◆ Source records ◆
##########
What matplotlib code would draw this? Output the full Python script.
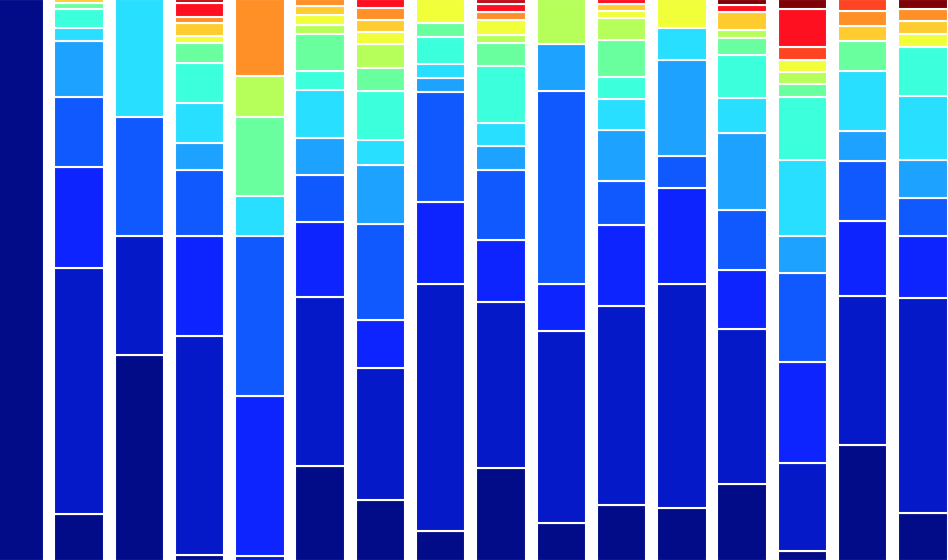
import numpy as np
import matplotlib
matplotlib.use("Agg")
import matplotlib.pyplot as plt

# one entry per bar (16 bars), one list per stacked category (bottom -> top)
bars = list(range(16))

cat00 = [560, 47, 205, 6, 0, 94.5, 61, 30, 93, 38, 56, 53, 77, 10, 115, 48]
cat01 = [0, 245, 119, 218, 5, 168.5, 131, 246, 165, 191, 198, 223, 154, 88, 149, 214]
cat02 = [0, 101, 0, 100, 159.5, 75, 48, 82, 62, 47, 81, 96, 59, 100, 75, 62]
cat03 = [0, 69, 119, 66, 159, 47, 96, 109, 70, 192, 44, 32, 60, 89, 60, 38]
cat04 = [0, 56, 0, 27, 0, 37, 59, 14, 24, 47, 51, 95, 77, 37, 30, 38]
cat05 = [0, 13, 117, 40, 40, 47, 25, 14, 23, 0, 30, 32, 34, 76, 59, 63]
cat06 = [0, 19, 0, 39, 0, 19, 48, 27, 56, 0, 22, 0, 43, 62, 0, 49.5]
cat07 = [0, 6, 0, 20.5, 79.5, 37, 23, 14, 23, 0, 37, 0, 17, 13, 30, 0]
cat08 = [0, 0, 0, 0, 40, 9, 24, 0, 8, 45, 22, 0, 8, 12.5, 0, 0]
cat09 = [0, 0, 0, 6.5, 0, 10, 12, 24, 15, 0, 7.5, 29, 0, 12, 0, 12.5]
cat10 = [0, 4, 0, 13, 0, 9.5, 12, 0, 0, 0, 6.5, 0, 18, 0, 15, 13]
cat11 = [0, 0, 0, 6.7, 77, 6.5, 12, 0, 8, 0, 0, 0, 0, 0, 15, 12]
cat12 = [0, 0, 0, 0, 0, 0, 0, 0, 0, 0, 0, 0, 0, 13, 12, 0]
cat13 = [0, 0, 0, 13.6, 0, 0, 9, 0, 8, 0, 5, 0, 7, 38, 0, 0]
cat14 = [0, 0, 0, 3.7, 0, 0, 0, 0, 5, 0, 0, 0, 0, 0, 0, 0]
cat15 = [0, 0, 0, 0, 0, 0, 0, 0, 0, 0, 0, 0, 6, 9.5, 0, 10]

colors = ['#020C88', '#0619C8', '#0E24FF', '#1059FF', '#1EA2FF', '#28DFFF',
          '#3CFFDC', '#6AFF9E', '#B6FF5A', '#F0FF3A', '#FFCC30', '#FF9028',
          '#FF4422', '#FF1020', '#C00E18', '#800008']

series = np.array([cat00, cat01, cat02, cat03, cat04, cat05, cat06, cat07,
                   cat08, cat09, cat10, cat11, cat12, cat13, cat14, cat15], dtype=float)
shares = series / series.sum(axis=0)

fig = plt.figure(figsize=(9.48, 5.6), dpi=100)
ax = fig.add_axes([0, 0, 1, 1])

bottom = np.zeros(len(bars))
for vals, col in zip(shares, colors):
    mask = vals > 0
    ax.bar(np.array(bars)[mask], vals[mask], width=0.82, bottom=bottom[mask],
           color=col, edgecolor='white', linewidth=1.5)
    bottom += vals

# trim the outer white edge at the very top/bottom like the reference crop
ax.set_xlim(-0.312, 15.415)
ax.set_ylim(0.0014, 0.9986)
ax.axis('off')

fig.savefig('out.png', dpi=100)
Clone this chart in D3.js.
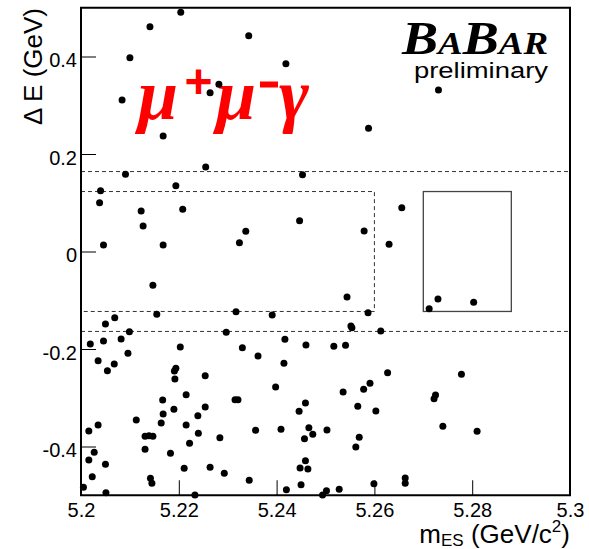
<!DOCTYPE html>
<html>
<head>
<meta charset="utf-8">
<script src="https://cdn.jsdelivr.net/npm/d3@7"></script>
<style>
body { margin: 0; background: #fff; }
</style>
</head>
<body>
<script>
// candidate events: beam-energy substituted mass (GeV/c^2) and Delta E (GeV)
var mES = [
  5.2204, 5.2141, 5.2343, 5.2100, 5.2419, 5.2282, 5.2264, 5.2084, 5.2168, 5.2255,
  5.2091, 5.2453, 5.2040, 5.2194, 5.2038, 5.2123, 5.2208, 5.2127, 5.2447, 5.2337,
  5.2046, 5.2168, 5.2324, 5.2731, 5.2588, 5.2656, 5.2579, 5.2630, 5.2147, 5.2155,
  5.2317, 5.2391, 5.2069, 5.2050, 5.2099, 5.2297, 5.2019, 5.2046, 5.2082, 5.2203,
  5.2330, 5.2417, 5.2460, 5.2035, 5.2068, 5.2054, 5.2096, 5.2362, 5.2415, 5.2194,
  5.2191, 5.2254, 5.2192, 5.2398, 5.2215, 5.2167, 5.2315, 5.2321, 5.2459, 5.2168,
  5.2190, 5.2254, 5.2446, 5.2239, 5.2113, 5.2164, 5.2215, 5.2035, 5.2016, 5.2357,
  5.2409, 5.2466, 5.2503, 5.2474, 5.2240, 5.2131, 5.2139, 5.2147, 5.2457, 5.2284,
  5.2222, 5.2131, 5.2027, 5.2016, 5.2183, 5.2050, 5.2459, 5.2211, 5.2264, 5.2448,
  5.2464, 5.2293, 5.2023, 5.2142, 5.2145, 5.2344, 5.2450, 5.2005, 5.2051, 5.2233,
  5.2420, 5.2494, 5.2502, 5.2544, 5.2587, 5.2712, 5.2730, 5.2803, 5.2552, 5.2554,
  5.2613, 5.2517, 5.2541, 5.2627, 5.2778, 5.2591, 5.2578, 5.2536, 5.2725, 5.2722,
  5.2566, 5.2603, 5.2740, 5.2810, 5.2569, 5.2562, 5.2599, 5.2663, 5.2663, 5.2528
];
var deltaE = [
   0.4907,  0.4611,  0.4427,  0.3975,  0.3852,  0.3430,  0.3257,  0.3108,  0.2369,  0.1733,
   0.1584,  0.1575,  0.1247,  0.1350,  0.1001,  0.0831,  0.0866,  0.0523,  0.0632,  0.0414,
   0.0133,  0.0133,  0.0181,  0.3313,  0.2527,  0.0898,  0.0421,  0.0148, -0.0693, -0.1288,
  -0.1235, -0.1303, -0.1358, -0.1487, -0.1645, -0.1657, -0.1897, -0.1836, -0.1795, -0.1959,
  -0.1973, -0.1801, -0.1918, -0.2240, -0.2308, -0.2445, -0.2088, -0.2144, -0.2293, -0.2396,
  -0.2451, -0.2548, -0.2615, -0.2779, -0.2937, -0.3046, -0.3040, -0.3040, -0.3108, -0.3333,
  -0.3237, -0.3190, -0.3278, -0.3368, -0.3456, -0.3518, -0.3559, -0.3559, -0.3682, -0.3668,
  -0.3647, -0.3614, -0.3662, -0.3750, -0.3729, -0.3791, -0.3778, -0.3791, -0.3840, -0.3819,
  -0.3934, -0.4057, -0.4119, -0.4277, -0.4139, -0.4365, -0.4291, -0.4447, -0.4427, -0.4441,
  -0.4462, -0.4550, -0.4619, -0.4652, -0.4755, -0.4693, -0.4784, -0.4837, -0.4948, -0.4995,
  -0.4886, -0.4995, -0.4907, -0.0933, -0.1255, -0.1173, -0.0974, -0.1042, -0.1528, -0.1563,
  -0.1631, -0.1945, -0.1924, -0.2486, -0.2519, -0.2704, -0.2827, -0.2882, -0.2944, -0.3019,
  -0.3175, -0.3272, -0.3586, -0.3688, -0.3811, -0.4010, -0.4763, -0.4646, -0.4755, -0.4878
];

var xTicks = [5.2, 5.22, 5.24, 5.26, 5.28, 5.3];
var xTickLabels = ["5.2", "5.22", "5.24", "5.26", "5.28", "5.3"];
var yTicks = [-0.4, -0.2, 0, 0.2, 0.4];
var yTickLabels = ["-0.4", "-0.2", "0", "0.2", "0.4"];

// region bounds
var bandDE = [-0.164, 0.164];               // Delta E band (dashed, full width)
var fitBox = [5.2, 5.26, -0.123, 0.123];    // mES lo, mES hi, dE lo, dE hi (dashed)
var signalBox = [5.27, 5.288, -0.123, 0.123];

var width = 589, height = 549;
var margin = {left: 81, right: 19, top: 7.75, bottom: 53.75};

var svg = d3.select("body").append("svg")
    .attr("width", width)
    .attr("height", height)
    .style("font-family", "'Liberation Sans', Arial, sans-serif");

var x = d3.scaleLinear().domain([5.2, 5.3]).range([margin.left, width - margin.right]);
var y = d3.scaleLinear().domain([-0.5, 0.5]).range([height - margin.bottom, margin.top]);

// dashed delta E band
svg.selectAll("line.band")
    .data(bandDE)
    .enter().append("line")
    .attr("class", "band")
    .attr("x1", x(5.2)).attr("x2", x(5.3))
    .attr("y1", function(d){ return y(d); })
    .attr("y2", function(d){ return y(d); })
    .attr("stroke", "#333")
    .attr("stroke-width", 1)
    .attr("stroke-dasharray", "4,3");

// dashed fit box (open on the left, that side is the axis)
var fb = d3.path();
fb.moveTo(x(fitBox[0]), y(fitBox[3]));
fb.lineTo(x(fitBox[1]), y(fitBox[3]));
fb.lineTo(x(fitBox[1]), y(fitBox[2]));
fb.lineTo(x(fitBox[0]), y(fitBox[2]));
svg.append("path")
    .attr("d", fb.toString())
    .attr("fill", "none")
    .attr("stroke", "#333")
    .attr("stroke-width", 1)
    .attr("stroke-dasharray", "4,3");

// signal box
svg.append("rect")
    .attr("x", x(signalBox[0]))
    .attr("y", y(signalBox[3]))
    .attr("width", x(signalBox[1]) - x(signalBox[0]))
    .attr("height", y(signalBox[2]) - y(signalBox[3]))
    .attr("fill", "none")
    .attr("stroke", "#444")
    .attr("stroke-width", 1.3);

// mu+ mu- gamma label
var red = "#ff0000";
var lab = svg.append("g").attr("fill", red);
function greek(px, ch){
    lab.append("text").attr("x", px).attr("y", 119)
        .style("font-family", "'Liberation Serif', serif")
        .style("font-style", "italic")
        .style("font-weight", "bold")
        .style("font-size", "72px")
        .text(ch);
}
greek(138, "\u03bc");
greek(216, "\u03bc");
greek(279, "\u03b3");
lab.append("text").attr("x", 198.5).attr("y", 97.5).attr("text-anchor", "middle")
    .style("font-weight", "bold").style("font-size", "48px").text("+");
lab.append("rect").attr("x", 260).attr("y", 81.5).attr("width", 18).attr("height", 6);

// BaBar logo
var logo = svg.append("text")
    .attr("x", 548).attr("y", 54)
    .attr("text-anchor", "end")
    .attr("textLength", 146)
    .attr("lengthAdjust", "spacingAndGlyphs")
    .style("font-family", "'Liberation Serif', serif")
    .style("font-style", "italic")
    .style("font-weight", "bold");
logo.append("tspan").style("font-size", "47px").text("B");
logo.append("tspan").style("font-size", "32px").text("A");
logo.append("tspan").style("font-size", "47px").text("B");
logo.append("tspan").style("font-size", "32px").text("AR");

svg.append("text")
    .attr("x", 548).attr("y", 78)
    .attr("text-anchor", "end")
    .attr("textLength", 134)
    .attr("lengthAdjust", "spacingAndGlyphs")
    .style("font-size", "22px")
    .text("preliminary");

// events
svg.selectAll("circle.evt")
    .data(mES)
    .enter().append("circle")
    .attr("class", "evt")
    .attr("cx", function(d){ return x(d); })
    .attr("cy", function(d, i){ return y(deltaE[i]); })
    .attr("r", 3.5)
    .attr("fill", "#000");

// axes
var xAxis = d3.axisBottom(x)
    .tickValues(xTicks)
    .tickSize(-15)
    .tickPadding(8)
    .tickFormat(function(d, i){ return xTickLabels[i]; });
var gx = svg.append("g")
    .attr("transform", "translate(0," + (height - margin.bottom) + ")")
    .call(xAxis);

var yAxis = d3.axisLeft(y)
    .tickValues(yTicks)
    .tickSize(-15)
    .tickPadding(4)
    .tickFormat(function(d, i){ return yTickLabels[i]; });
var gy = svg.append("g")
    .attr("transform", "translate(" + margin.left + ",0)")
    .call(yAxis);

[gx, gy].forEach(function(g){
    g.select(".domain").remove();
    g.selectAll(".tick line").attr("stroke", "#000");
    g.selectAll(".tick text")
        .attr("fill", "#000")
        .style("font-family", "'Liberation Sans', Arial, sans-serif")
        .style("font-size", "20px");
});
gy.selectAll(".tick text").attr("dy", "0.5em");

// frame
svg.append("rect")
    .attr("x", x(5.2)).attr("y", y(0.5))
    .attr("width", x(5.3) - x(5.2))
    .attr("height", y(-0.5) - y(0.5))
    .attr("fill", "none")
    .attr("stroke", "#000")
    .attr("stroke-width", 2);

// axis titles
svg.append("text")
    .attr("transform", "translate(42,8) rotate(-90)")
    .attr("text-anchor", "end")
    .style("font-size", "26px")
    .text("\u0394 E (GeV)");

var xt = svg.append("text")
    .attr("x", 570).attr("y", 543)
    .attr("text-anchor", "end")
    .style("font-size", "26px");
xt.append("tspan").text("m");
xt.append("tspan").attr("dy", 3).style("font-size", "17px").text("ES");
xt.append("tspan").attr("dy", -3).text(" (GeV/c");
xt.append("tspan").attr("dy", -11).style("font-size", "17px").text("2");
xt.append("tspan").attr("dy", 11).text(")");
</script>
</body>
</html>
##########
◆ Set exercise ◆
From the first line of the material down to the line containing "bars = list(range(16))", inclusive, return each line exactly, skipping any picture.

◆ Written answer ◆
What matplotlib code would draw this? Output the full Python script.
import numpy as np
import matplotlib
matplotlib.use("Agg")
import matplotlib.pyplot as plt

# one entry per bar (16 bars), one list per stacked category (bottom -> top)
bars = list(range(16))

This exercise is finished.